Few Memorial Days left to win battle with time
Published 11:00 am Friday, June 4, 2004
Of the 140,000 people who flooded the “other Washington” last Saturday for the dedication of the National World War II Memorial, one unknown soldier stands out.
We crossed paths with him in Baltimore Washington International Airport on a flight from Phoenix. As a pack of harried travelers bunched in the aisle behind him, impatient but unusually polite, the crew helped the elderly gentleman to a wheelchair. He was in distinctively military garb; pinned to cap and jacket were dozens of medals.
To the trained eye, those medals charted the course of a 60-year-old war, and the experiences of a young American called to serve. To the rest of the passengers, for whom that story was blurry at best, they announced an old soldier, come to the capitol for what fellow veteran Sen. Bob Dole called “our final reunion.”

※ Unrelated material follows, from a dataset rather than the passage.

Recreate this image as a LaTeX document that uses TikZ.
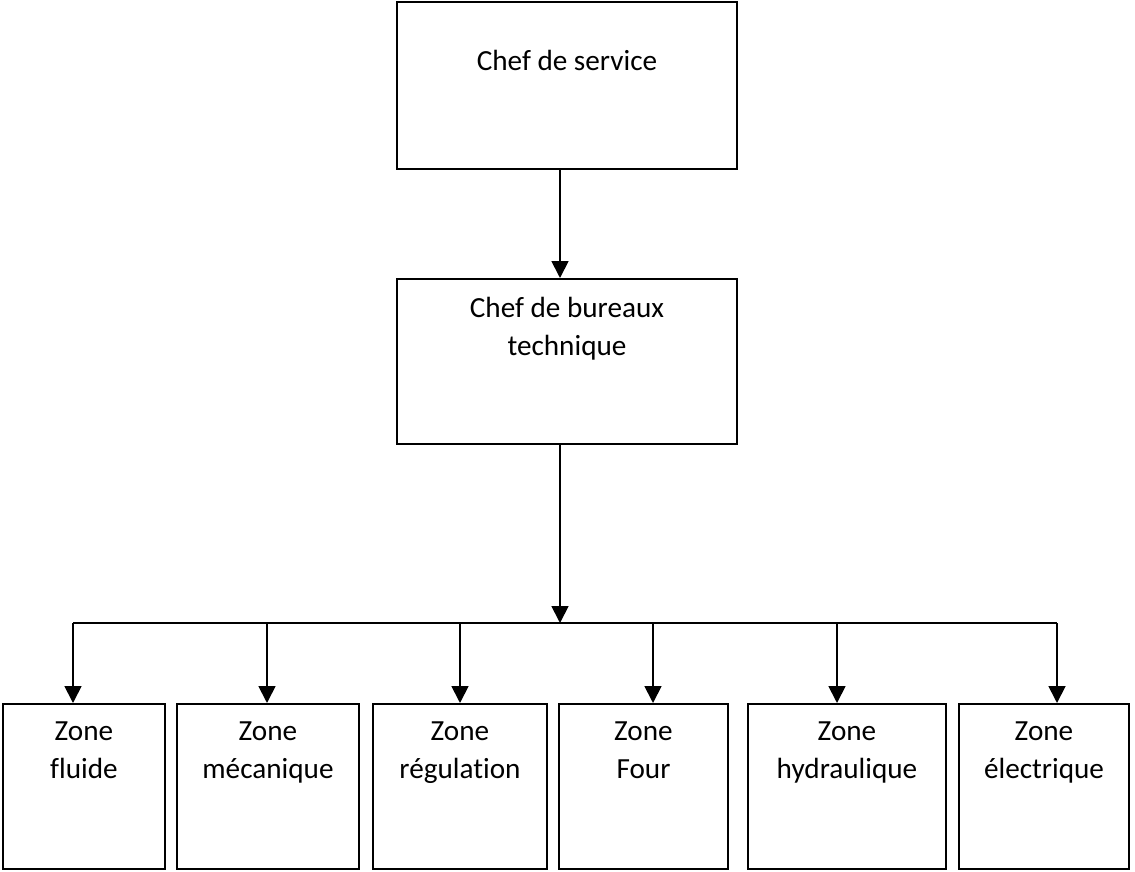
\documentclass[tikz,border=0pt]{standalone}
\usepackage{fontspec}
\setmainfont{Carlito}[Ligatures=NoCommon]
\usepackage{tikz}
\usetikzlibrary{positioning,arrows.meta}

\begin{document}
\begin{tikzpicture}[x=0.5pt,y=-0.5pt,
  boite/.style={draw,line width=1pt,minimum height=82.5pt,inner sep=0pt},
  txt/.style={font=\fontsize{14.6}{19}\selectfont,align=center,inner sep=0pt},
  fleche/.style={line width=0.9pt,-{Triangle[length=8.5pt,width=8.5pt]}},
  ligne/.style={line width=0.9pt}]
\useasboundingbox (0,0) rectangle (1135,872);
% niveau direction
\node[boite,minimum width=170pt,minimum height=83.5pt] (chef) at (567,85.5) {};
\node[txt,below=24.5pt of chef.north] (tchef) {Chef de service};
\node[boite,minimum width=170pt] (bureau) at (567,361.5) {};
\node[txt,below=9.5pt of bureau.north] (tbureau) {Chef de bureaux\\technique};
% zones
\node[boite,minimum width=81pt] (z1) at (84,786.5) {};
\node[boite,minimum width=91pt] (z2) at (268,786.5) {};
\node[boite,minimum width=87pt] (z3) at (460,786.5) {};
\node[boite,minimum width=84.5pt] (z4) at (643.5,786.5) {};
\node[boite,minimum width=99pt] (z5) at (847,786.5) {};
\node[boite,minimum width=85pt] (z6) at (1044,786.5) {};
\node[txt,below=9pt of z1.north] (t1) {Zone\\fluide};
\node[txt,below=9pt of z2.north] (t2) {Zone\\mécanique};
\node[txt,below=9pt of z3.north] (t3) {Zone\\régulation};
\node[txt,below=9pt of z4.north] (t4) {Zone\\Four};
\node[txt,below=9pt of z5.north] (t5) {Zone\\hydraulique};
\node[txt,below=9pt of z6.north] (t6) {Zone\\électrique};
% liaisons
\coordinate (hub) at (560,623);
\coordinate (b1) at (73,623);
\coordinate (b2) at (267,623);
\coordinate (b3) at (460,623);
\coordinate (b4) at (653,623);
\coordinate (b5) at (837,623);
\coordinate (b6) at (1057,623);
\draw[fleche] (chef.south -| hub) -- (bureau.north -| hub);
\draw[fleche] (bureau.south -| hub) -- (hub);
\draw[ligne] (b1) -- (b6);
\draw[fleche] (b1) -- (b1 |- z1.north);
\draw[fleche] (b2) -- (b2 |- z2.north);
\draw[fleche] (b3) -- (b3 |- z3.north);
\draw[fleche] (b4) -- (b4 |- z4.north);
\draw[fleche] (b5) -- (b5 |- z5.north);
\draw[fleche] (b6) -- (b6 |- z6.north);
\end{tikzpicture}
\end{document}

For one Review staffer, that reminder of events on the National Mall – the largest gathering of World War II vets since the end of that war – coincided with a memorial pilgrimage of another kind: a last visit to a childhood home soon to be sold. A modest assembling of family and friends at a monument far less grand, it inspired some reflection on the importance of such gatherings – and gathering places – in our lives and memories. Like the “memory houses” of the Victorian age – mnemonic techniques that pictured thoughts as furnishings in a mental mansion, as readily accessible as the bedside telephone – places become points of access to our past. Be they strange or familiar, most places gain their meaning from the experiences we share with others; we return to them, in large part, in order to remember.
When we can’t return yet still need to remember – the twin imperatives that make an occurrence, when experienced on a mass scale, a true “historical event” – we create new places for remembering. These monuments are not just markers, but points of transit and transmission, and a promise that those memories will abide.

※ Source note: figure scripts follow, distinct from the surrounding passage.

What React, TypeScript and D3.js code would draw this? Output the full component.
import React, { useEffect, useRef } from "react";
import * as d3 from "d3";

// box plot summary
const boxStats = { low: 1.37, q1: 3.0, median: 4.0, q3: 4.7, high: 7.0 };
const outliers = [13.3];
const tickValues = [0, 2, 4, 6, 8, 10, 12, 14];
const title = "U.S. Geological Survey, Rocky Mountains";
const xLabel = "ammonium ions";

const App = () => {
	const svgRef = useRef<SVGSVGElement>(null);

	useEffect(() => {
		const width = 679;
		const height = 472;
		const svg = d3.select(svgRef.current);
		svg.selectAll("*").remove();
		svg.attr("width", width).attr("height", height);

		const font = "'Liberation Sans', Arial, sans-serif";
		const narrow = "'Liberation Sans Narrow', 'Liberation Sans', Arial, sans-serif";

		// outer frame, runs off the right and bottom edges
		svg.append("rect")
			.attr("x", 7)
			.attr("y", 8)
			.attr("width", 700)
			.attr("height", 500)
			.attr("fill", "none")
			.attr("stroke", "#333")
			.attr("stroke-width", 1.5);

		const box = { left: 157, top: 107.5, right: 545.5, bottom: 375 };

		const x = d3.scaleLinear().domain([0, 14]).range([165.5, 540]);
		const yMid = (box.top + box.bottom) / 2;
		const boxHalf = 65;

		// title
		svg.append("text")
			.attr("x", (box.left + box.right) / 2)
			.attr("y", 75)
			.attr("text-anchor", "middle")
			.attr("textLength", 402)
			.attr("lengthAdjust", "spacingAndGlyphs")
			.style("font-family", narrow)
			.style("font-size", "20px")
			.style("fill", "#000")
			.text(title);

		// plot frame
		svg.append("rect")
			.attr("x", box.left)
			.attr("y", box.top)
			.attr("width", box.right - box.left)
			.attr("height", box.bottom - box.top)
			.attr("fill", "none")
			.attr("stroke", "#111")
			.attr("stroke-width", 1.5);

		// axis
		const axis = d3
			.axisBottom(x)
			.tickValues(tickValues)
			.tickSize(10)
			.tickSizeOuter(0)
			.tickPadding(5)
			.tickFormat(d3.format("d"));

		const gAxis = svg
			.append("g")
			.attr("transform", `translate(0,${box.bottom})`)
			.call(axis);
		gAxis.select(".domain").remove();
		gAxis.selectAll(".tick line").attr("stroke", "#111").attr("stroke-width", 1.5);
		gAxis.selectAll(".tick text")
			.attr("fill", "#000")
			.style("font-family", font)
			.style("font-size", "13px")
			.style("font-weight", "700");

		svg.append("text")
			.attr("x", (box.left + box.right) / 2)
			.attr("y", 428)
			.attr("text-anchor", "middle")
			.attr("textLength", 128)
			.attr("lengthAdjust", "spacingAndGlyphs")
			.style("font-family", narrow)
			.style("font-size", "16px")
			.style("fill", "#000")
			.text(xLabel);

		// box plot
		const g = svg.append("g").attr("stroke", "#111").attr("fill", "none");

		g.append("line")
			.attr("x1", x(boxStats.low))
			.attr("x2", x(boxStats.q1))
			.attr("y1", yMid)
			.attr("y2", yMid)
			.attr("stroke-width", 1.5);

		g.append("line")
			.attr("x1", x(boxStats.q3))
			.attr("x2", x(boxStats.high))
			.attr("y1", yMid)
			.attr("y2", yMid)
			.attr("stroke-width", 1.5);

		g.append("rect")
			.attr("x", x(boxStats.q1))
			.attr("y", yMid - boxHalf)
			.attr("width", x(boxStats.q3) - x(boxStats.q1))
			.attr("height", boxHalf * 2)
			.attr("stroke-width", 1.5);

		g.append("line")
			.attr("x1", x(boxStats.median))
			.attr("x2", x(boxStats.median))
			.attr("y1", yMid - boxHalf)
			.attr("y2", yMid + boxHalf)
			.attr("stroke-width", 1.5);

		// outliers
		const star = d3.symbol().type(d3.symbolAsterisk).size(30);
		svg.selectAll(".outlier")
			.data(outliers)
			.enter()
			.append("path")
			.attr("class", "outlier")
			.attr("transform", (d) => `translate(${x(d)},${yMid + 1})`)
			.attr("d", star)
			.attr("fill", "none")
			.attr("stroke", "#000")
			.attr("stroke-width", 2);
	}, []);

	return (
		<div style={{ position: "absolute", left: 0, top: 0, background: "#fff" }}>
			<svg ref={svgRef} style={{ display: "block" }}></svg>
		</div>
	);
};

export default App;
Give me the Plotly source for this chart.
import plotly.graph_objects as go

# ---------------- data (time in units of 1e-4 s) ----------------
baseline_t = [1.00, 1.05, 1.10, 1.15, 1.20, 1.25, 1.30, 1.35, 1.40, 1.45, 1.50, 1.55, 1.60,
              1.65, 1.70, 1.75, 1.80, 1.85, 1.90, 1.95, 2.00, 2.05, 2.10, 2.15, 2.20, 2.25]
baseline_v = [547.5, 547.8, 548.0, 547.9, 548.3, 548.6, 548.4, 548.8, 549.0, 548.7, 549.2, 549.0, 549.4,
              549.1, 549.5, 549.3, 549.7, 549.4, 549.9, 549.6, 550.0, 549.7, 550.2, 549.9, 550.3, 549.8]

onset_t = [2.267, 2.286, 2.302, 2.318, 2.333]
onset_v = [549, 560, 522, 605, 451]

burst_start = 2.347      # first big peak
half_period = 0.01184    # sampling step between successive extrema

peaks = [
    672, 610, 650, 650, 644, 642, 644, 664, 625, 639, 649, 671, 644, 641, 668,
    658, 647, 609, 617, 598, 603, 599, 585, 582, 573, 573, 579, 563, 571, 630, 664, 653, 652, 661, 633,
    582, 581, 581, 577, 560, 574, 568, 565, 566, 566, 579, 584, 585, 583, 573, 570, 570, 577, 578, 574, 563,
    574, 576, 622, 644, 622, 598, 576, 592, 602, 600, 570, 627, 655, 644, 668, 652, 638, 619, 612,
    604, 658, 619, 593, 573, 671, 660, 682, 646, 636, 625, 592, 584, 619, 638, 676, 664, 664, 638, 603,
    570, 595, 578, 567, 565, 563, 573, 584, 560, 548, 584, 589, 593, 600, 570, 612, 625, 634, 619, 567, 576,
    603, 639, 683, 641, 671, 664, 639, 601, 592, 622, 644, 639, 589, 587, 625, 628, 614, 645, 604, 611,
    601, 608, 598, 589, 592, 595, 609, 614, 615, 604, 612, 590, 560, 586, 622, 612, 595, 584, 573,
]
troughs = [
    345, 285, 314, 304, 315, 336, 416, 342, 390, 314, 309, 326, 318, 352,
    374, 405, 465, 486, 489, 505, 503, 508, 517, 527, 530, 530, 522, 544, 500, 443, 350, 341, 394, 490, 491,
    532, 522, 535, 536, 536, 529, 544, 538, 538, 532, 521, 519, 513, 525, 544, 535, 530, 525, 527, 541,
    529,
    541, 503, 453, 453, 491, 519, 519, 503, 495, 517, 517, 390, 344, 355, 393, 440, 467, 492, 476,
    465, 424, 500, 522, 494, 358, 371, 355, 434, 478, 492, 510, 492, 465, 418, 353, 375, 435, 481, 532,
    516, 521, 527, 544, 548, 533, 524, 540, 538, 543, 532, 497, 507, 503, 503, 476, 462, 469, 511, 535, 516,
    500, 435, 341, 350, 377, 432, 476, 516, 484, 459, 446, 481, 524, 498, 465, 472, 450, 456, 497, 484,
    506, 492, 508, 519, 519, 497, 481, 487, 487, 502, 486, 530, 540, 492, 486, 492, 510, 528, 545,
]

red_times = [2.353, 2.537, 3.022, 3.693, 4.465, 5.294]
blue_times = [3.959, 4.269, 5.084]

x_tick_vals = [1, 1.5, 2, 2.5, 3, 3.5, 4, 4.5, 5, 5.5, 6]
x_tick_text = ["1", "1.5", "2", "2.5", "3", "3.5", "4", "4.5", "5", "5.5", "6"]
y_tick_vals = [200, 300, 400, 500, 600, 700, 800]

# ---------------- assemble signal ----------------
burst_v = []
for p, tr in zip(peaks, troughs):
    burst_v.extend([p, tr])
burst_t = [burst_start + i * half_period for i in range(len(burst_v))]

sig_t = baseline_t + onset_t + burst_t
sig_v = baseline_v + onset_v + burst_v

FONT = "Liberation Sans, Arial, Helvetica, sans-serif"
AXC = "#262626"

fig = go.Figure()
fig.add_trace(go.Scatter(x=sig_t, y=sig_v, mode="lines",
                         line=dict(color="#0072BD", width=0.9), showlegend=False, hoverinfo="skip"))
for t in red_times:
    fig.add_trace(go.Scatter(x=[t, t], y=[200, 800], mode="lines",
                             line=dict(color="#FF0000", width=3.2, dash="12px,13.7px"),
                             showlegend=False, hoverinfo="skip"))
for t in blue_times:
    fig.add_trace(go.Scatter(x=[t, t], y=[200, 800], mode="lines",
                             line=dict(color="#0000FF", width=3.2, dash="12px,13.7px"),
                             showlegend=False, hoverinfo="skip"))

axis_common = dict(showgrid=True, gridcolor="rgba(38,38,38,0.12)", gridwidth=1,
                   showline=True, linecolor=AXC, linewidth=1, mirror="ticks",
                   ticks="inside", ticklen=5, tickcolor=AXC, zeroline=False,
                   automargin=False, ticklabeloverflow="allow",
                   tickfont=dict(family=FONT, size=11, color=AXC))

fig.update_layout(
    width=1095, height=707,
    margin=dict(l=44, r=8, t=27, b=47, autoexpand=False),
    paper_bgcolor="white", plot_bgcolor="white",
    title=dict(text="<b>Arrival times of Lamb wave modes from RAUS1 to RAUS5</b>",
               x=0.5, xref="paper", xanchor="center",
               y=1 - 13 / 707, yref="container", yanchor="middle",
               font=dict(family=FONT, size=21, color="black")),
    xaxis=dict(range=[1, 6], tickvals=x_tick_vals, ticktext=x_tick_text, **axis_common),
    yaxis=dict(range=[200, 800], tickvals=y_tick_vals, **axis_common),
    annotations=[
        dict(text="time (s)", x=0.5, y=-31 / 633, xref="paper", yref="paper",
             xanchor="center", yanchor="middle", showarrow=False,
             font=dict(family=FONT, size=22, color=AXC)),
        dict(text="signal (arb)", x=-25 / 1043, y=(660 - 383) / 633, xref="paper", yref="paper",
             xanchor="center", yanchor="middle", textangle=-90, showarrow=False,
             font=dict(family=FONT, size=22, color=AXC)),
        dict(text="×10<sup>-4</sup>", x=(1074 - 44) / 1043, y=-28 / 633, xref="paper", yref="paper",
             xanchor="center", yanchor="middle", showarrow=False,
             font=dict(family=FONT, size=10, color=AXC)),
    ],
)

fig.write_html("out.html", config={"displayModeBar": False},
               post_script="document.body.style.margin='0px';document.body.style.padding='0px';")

The long-overdue National World War II Memorial is such a place, and the weekend of commemorative events may have been the most important three days of that stone and bronze structure’s assuredly long life. Its importance lies not only in the enduring tribute it offers – though that is vital to these veterans and their families – but in its function as a gathering place for a passing generation.

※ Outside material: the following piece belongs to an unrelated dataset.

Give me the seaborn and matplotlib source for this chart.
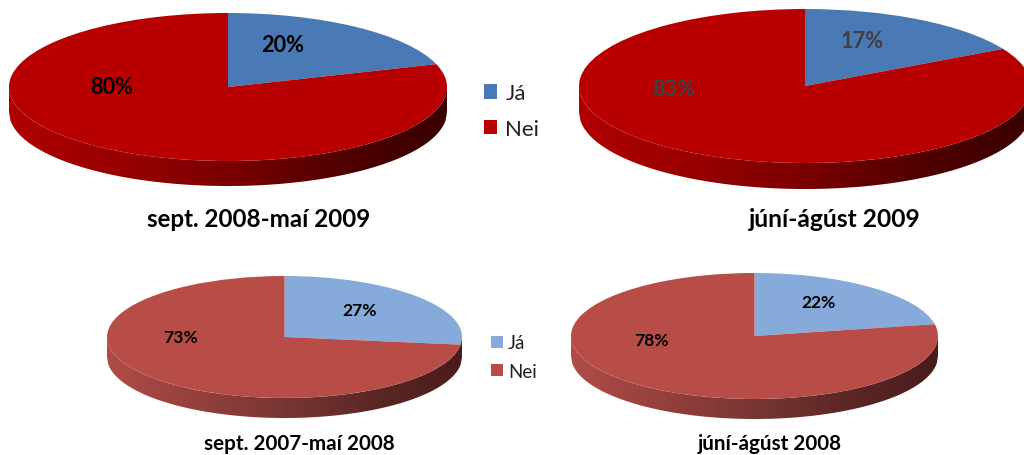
import numpy as np
import matplotlib
matplotlib.use("Agg")
import matplotlib.pyplot as plt
from matplotlib.patches import Polygon, Patch
from matplotlib.colors import LinearSegmentedColormap
import seaborn as sns

sns.set_theme(style="white")
plt.rcParams["font.family"] = ["Lato", "DejaVu Sans"]

categories = ["Já", "Nei"]
titles = ["sept. 2008-maí 2009", "júní-ágúst 2009", "sept. 2007-maí 2008", "júní-ágúst 2008"]
ja_values = [20, 17, 27, 22]
nei_values = [80, 83, 73, 78]

W, H = 1024, 456
fig = plt.figure(figsize=(W / 100, H / 100), dpi=100, facecolor="white")

# layout in pixels: centre x, centre y, radius x, radius y, depth
geom = [(228, 88, 219, 74, 25), (805, 87, 226, 77, 26), (284.5, 338, 177.5, 61, 20), (754.5, 337, 183.5, 63, 20)]
dark_colors = ["#4a7ab6", "#b80000"]
light_colors = ["#86aad9", "#b84d48"]
dark_side = sns.blend_palette(["#b00000", "#980000", "#7a0000", "#520000", "#3a0000"], 32)
light_side = sns.blend_palette(["#b04c48", "#94403c", "#783633", "#5c2725", "#4a1c1b"], 32)
title_pos = [(258.5, 220, 17.4), (834.5, 220, 17.7), (299.5, 444, 14.9), (769.5, 444, 14.9)]
ja_pos = [(283, 45), (862, 41), (360, 311), (818, 303)]
nei_pos = [(112, 87), (674, 89), (180, 338), (651, 341)]
label_size = [15.7, 15.7, 12.6, 12.6]
label_color = ["black", "#404040", "black", "black"]


def px(x, y):
    return x / W, 1 - y / H


handles_by_row = {}
for i, (cx, cy, rx, ry, depth) in enumerate(geom):
    top_row = i < 2
    colors = dark_colors if top_row else light_colors
    d = depth / ry
    ax = fig.add_axes([(cx - rx) / W, 1 - (cy + ry + depth) / H, 2 * rx / W, (2 * ry + depth) / H])
    wedges, _ = ax.pie([ja_values[i], nei_values[i]], colors=colors, startangle=90, counterclock=False,
                       radius=1, wedgeprops={"linewidth": 0, "zorder": 3})
    handles_by_row[top_row] = colors
    cmap = LinearSegmentedColormap.from_list("side", dark_side if top_row else light_side)
    im = ax.imshow(np.linspace(0, 1, 256)[None, :], cmap=cmap, extent=(-1, 1, -1 - d, 0), aspect="auto", zorder=1)
    xs = np.linspace(-1, 1, 300)
    lower = -np.sqrt(np.clip(1 - xs ** 2, 0, 1))
    verts = np.r_[np.c_[xs, lower], np.c_[xs[::-1], lower[::-1] - d]]
    im.set_clip_path(Polygon(verts, closed=True, transform=ax.transData))
    ax.set_aspect("auto")
    ax.set_xlim(-1, 1)
    ax.set_ylim(-1 - d, 1)
    ax.axis("off")
    for child in ax.patches:
        child.set_clip_on(False)

    fig.text(*px(*ja_pos[i]), f"{ja_values[i]}%", ha="center", va="center", fontsize=label_size[i],
             fontweight="bold", color=label_color[i])
    fig.text(*px(*nei_pos[i]), f"{nei_values[i]}%", ha="center", va="center", fontsize=label_size[i],
             fontweight="bold", color=label_color[i])
    tx, ty, fs = title_pos[i]
    fig.text(*px(tx, ty), titles[i], ha="center", va="center", fontsize=fs, fontweight="bold", color="black")

legend_layout = [(True, (484, 112), 16, 0.69, 0.6, 0.36), (False, (491, 358), 13.5, 0.6, 0.64, 0.27)]
for top_row, anchor, fs, sp, hs, pad in legend_layout:
    colors = handles_by_row[top_row]
    fig.legend(handles=[Patch(color=c, lw=0) for c in colors], labels=categories,
               loc="center left", bbox_to_anchor=px(*anchor), frameon=False, fontsize=fs,
               handlelength=hs, handleheight=hs, handletextpad=pad, labelspacing=sp,
               borderpad=0, borderaxespad=0, labelcolor="#222222")

fig.savefig("out.png", dpi=100)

Bainbridge has a unique opportunity to create another such place: the Nikkei Exclusion Memorial planned at the Taylor Avenue road end, site of the ferry dock from which the first Japanese Americans departed for the internment camps in March 1942. Public will and public funds are being marshalled to build the memorial; what’s required now is a more private commitment, from islanders and others, to make it a reality within the lifetimes of the internees. The National WWII Memorial cost some $175 million, almost entirely privately raised; the Nikkei memorial needs only a fraction of that sum, about $4 million, to become reality, but it must be raised in a fraction of the time, as the soldiers and survivors of the war inevitably lose what Sen. Dole called “the battle against time.”
We have confidence that a national memorial honoring the struggle and sacrifice of Bainbridge’s sons and daughters – our grandmothers and grandfathers, our neighbors and friends – will be built. We only hope it will happen in time to be a gathering place for those who gave it such meaning.